In November 2013, the DoD put forward the new cybersecurity rule (78 Fed. Reg. 69373), which imposed certain requirements on contractors: compliance with certain NIST IT standards, mandatory reporting of cybersecurity incidents to the DoD, and a "flow-down" clause that applies the same requirements to subcontractors.

A June 2013 Congressional report found there were over 50 statutes relevant to cybersecurity compliance. The Federal Information Security Management Act of 2002 (FISMA) is one of the key statutes governing federal cybersecurity regulations.

United States

Federal government
There are few federal cybersecurity regulations and the ones that exist focus on specific industries. The three main cybersecurity regulations are the 1996 Health Insurance Portability and Accountability Act (HIPAA), the 1999 Gramm-Leach-Bliley Act, and the 2002 Homeland Security Act, which included the Federal Information Security Management Act (FISMA). The three regulations mandate that healthcare organizations, financial institutions, and federal agencies should protect their systems and information. For example, FISMA, which applies to every government agency, "requires the development and implementation of mandatory policies, principles, standards, and guidelines on information security." However, the regulations do not address numerous computer-related industries, such as Internet Service Providers (ISPs) and software companies. Furthermore, the regulations do not specify what cybersecurity measures must be implemented and require only a "reasonable" level of security. The vague language of these regulations leaves much room for interpretation.  Bruce Schneier, the founder of Cupertino's Counterpane Internet Security, argues that companies will not make sufficient investments in cybersecurity unless the government forces them to do so. He also states that successful cyberattacks on government systems still occur despite government efforts.

It has been suggested that the Data Quality Act already provides the Office of Management and Budget the statutory authority to implement critical infrastructure protection regulations by the Administrative Procedure Act rulemaking process.
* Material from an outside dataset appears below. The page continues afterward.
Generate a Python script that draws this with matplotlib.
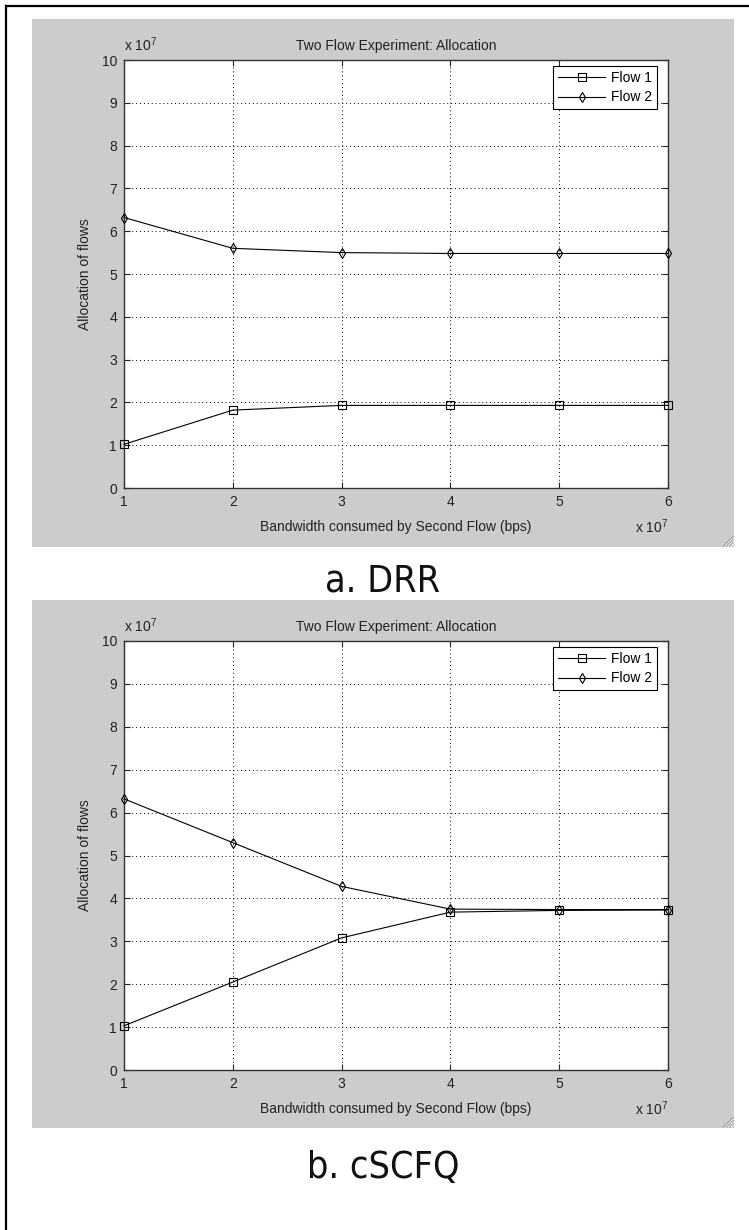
import matplotlib
matplotlib.use('Agg')
import matplotlib.pyplot as plt
from matplotlib.lines import Line2D
from matplotlib.patches import Rectangle

plt.rcParams['font.family'] = ['Liberation Sans', 'DejaVu Sans']
plt.rcParams['mathtext.fontset'] = 'custom'
plt.rcParams['mathtext.rm'] = 'Liberation Sans'
plt.rcParams['mathtext.it'] = 'Liberation Sans:italic'

# ---- data (values in units of 1e7) ----
x_vals = [1, 2, 3, 4, 5, 6]
x_ticks = [1, 2, 3, 4, 5, 6]
y_ticks = [0, 1, 2, 3, 4, 5, 6, 7, 8, 9, 10]
series_labels = ['Flow 1', 'Flow 2']
drr_flow1 = [1.02, 1.82, 1.93, 1.93, 1.93, 1.93]
drr_flow2 = [6.32, 5.60, 5.50, 5.48, 5.48, 5.48]
cscfq_flow1 = [1.03, 2.05, 3.08, 3.68, 3.72, 3.73]
cscfq_flow2 = [6.32, 5.30, 4.28, 3.75, 3.74, 3.74]
captions = ['a. DRR', 'b. cSCFQ']
title_text = 'Two Flow Experiment: Allocation'
xlabel_text = 'Bandwidth consumed by Second Flow (bps)'
ylabel_text = 'Allocation of flows'

W, H = 749, 1230
fig = plt.figure(figsize=(W / 100, H / 100), dpi=100)
fig.patch.set_facecolor('white')


def fx(x):
    return x / W


def fy(y):
    return 1 - y / H


# outer frame (only top and left visible)
fig.add_artist(Line2D([fx(6), fx(749)], [fy(6), fy(6)], transform=fig.transFigure, color='k', lw=1.6))
fig.add_artist(Line2D([fx(6), fx(6)], [fy(6), fy(1230)], transform=fig.transFigure, color='k', lw=1.6))

panels = [
    dict(gray=(32, 19, 734, 547), axb=(124, 60, 668, 488), cap_y=582,
         f1=drr_flow1, f2=drr_flow2, caption=captions[0]),
    dict(gray=(32, 600, 734, 1128), axb=(124, 641, 668, 1070), cap_y=1168,
         f1=cscfq_flow1, f2=cscfq_flow2, caption=captions[1]),
]

for p in panels:
    gx0, gy0, gx1, gy1 = p['gray']
    fig.add_artist(Rectangle((fx(gx0), fy(gy1)), (gx1 - gx0) / W, (gy1 - gy0) / H,
                             transform=fig.transFigure, facecolor='#cccccc',
                             edgecolor='none', zorder=0))
    # resize grip
    for k, c in enumerate(['#ffffff', '#888888', '#ffffff', '#888888', '#ffffff', '#888888']):
        off = 3 + k * 1.5
        fig.add_artist(Line2D([fx(gx1 - off), fx(gx1 - 1)], [fy(gy1 - 1), fy(gy1 - off)],
                              transform=fig.transFigure, color=c, lw=0.6))

    ax0, ay0, ax1, ay1 = p['axb']
    ax = fig.add_axes([fx(ax0), fy(ay1), (ax1 - ax0) / W, (ay1 - ay0) / H])
    ax.set_facecolor('white')
    ax.plot(x_vals, p['f1'], '-s', color='k', mfc='none', ms=5.5, mew=0.8, lw=0.8,
            label=series_labels[0], clip_on=False, zorder=3)
    ax.plot(x_vals, p['f2'], '-d', color='k', mfc='none', ms=5, mew=0.8, lw=0.8,
            label=series_labels[1], clip_on=False, zorder=3)
    ax.set_xlim(1, 6)
    ax.set_ylim(0, 10)
    ax.set_xticks(x_ticks)
    ax.set_yticks(y_ticks)
    ax.set_xticklabels([str(t) for t in x_ticks])
    ax.set_yticklabels([str(t) for t in y_ticks])
    ax.grid(True, color='k', linestyle=(0, (1, 3)), lw=0.7)
    ax.tick_params(direction='in', length=4, width=0.8, top=True, right=True,
                   labelsize=10, pad=5, colors='#222222')
    for s in ax.spines.values():
        s.set_color('#333333')
        s.set_linewidth(1.0)
    ax.set_title(title_text, fontsize=10, pad=7, color='#222222')
    ax.set_xlabel(xlabel_text, fontsize=10, labelpad=8, color='#222222')
    ax.set_ylabel(ylabel_text, fontsize=10, labelpad=7, color='#222222')
    ax.annotate('x 10$^{7}$', xy=(0, 1), xycoords='axes fraction', xytext=(0, 4),
                textcoords='offset points', ha='left', va='bottom', fontsize=10, color='#222222')
    ax.annotate('x 10$^{7}$', xy=(1, 0), xycoords='axes fraction', xytext=(0, -28),
                textcoords='offset points', ha='right', va='center', fontsize=10, color='#222222')
    leg = ax.legend(loc='upper right', bbox_to_anchor=(1 - 11 / 544, 1 - 6 / 428),
                    borderaxespad=0, fancybox=False, framealpha=1, edgecolor='k',
                    fontsize=10, handlelength=3.4, handletextpad=0.4,
                    labelspacing=0.4, borderpad=0.35)
    leg.get_frame().set_linewidth(0.8)

    fig.text(fx((gx0 + gx1) / 2), fy(p['cap_y']), p['caption'], ha='center', va='center',
             fontsize=27, family=['DejaVu Sans'], stretch='condensed', color='#111111')

fig.savefig('out.png', dpi=100, facecolor='white')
The idea has not been fully vetted and would require additional legal analysis before a rulemaking could begin.

State governments
State governments have attempted to improve cybersecurity by increasing public visibility of firms with weak security. In 2003, California passed the Notice of Security Breach Act, which requires that any company that maintains personal information of California citizens and has a security breach must disclose the details of the event. Personal information includes name, social security number, driver's license number, credit card number or financial information. Several other states have followed California's example and passed similar security breach notification regulations. Such security breach notification regulations punish firms for their cybersecurity failures while giving them the freedom to choose how to secure their systems. Also, the regulation creates an incentive for companies to voluntarily invest in cybersecurity to avoid the potential loss of reputation and the resulting economic loss that can come from a successful cyber attack.

In 2004, the California State Legislature passed California Assembly Bill 1950, which also applies to businesses that own or maintain personal information for California residents. The regulation dictates for businesses to maintain a reasonable level of security and that they required security practices also extend to business partners. The regulation is an improvement on the federal standard because it expands the number of firms required to maintain an acceptable standard of cybersecurity. However, like the federal legislation, it requires a "reasonable" level of cybersecurity, which leaves much room for interpretation until case law is established.

Proposed regulation
The US Congress has proposed numerous bills that expand upon cybersecurity regulation. The Consumer Data Security and Notification Act amends the Gramm-Leach-Bliley Act to require disclosure of security breaches by financial institutions. Congressmen have also proposed "expanding Gramm-Leach-Bliley to all industries that touch consumer financial information, including any firm that accepts payment by a credit card." Congress has proposed cybersecurity regulations similar to California's Notice of Security Breach Act for companies that maintain personal information. The Information Protection and Security Act requires that data brokers "ensure data accuracy and confidentiality, authenticate and track users, detect and prevent unauthorized activity, and mitigate potential harm to individuals."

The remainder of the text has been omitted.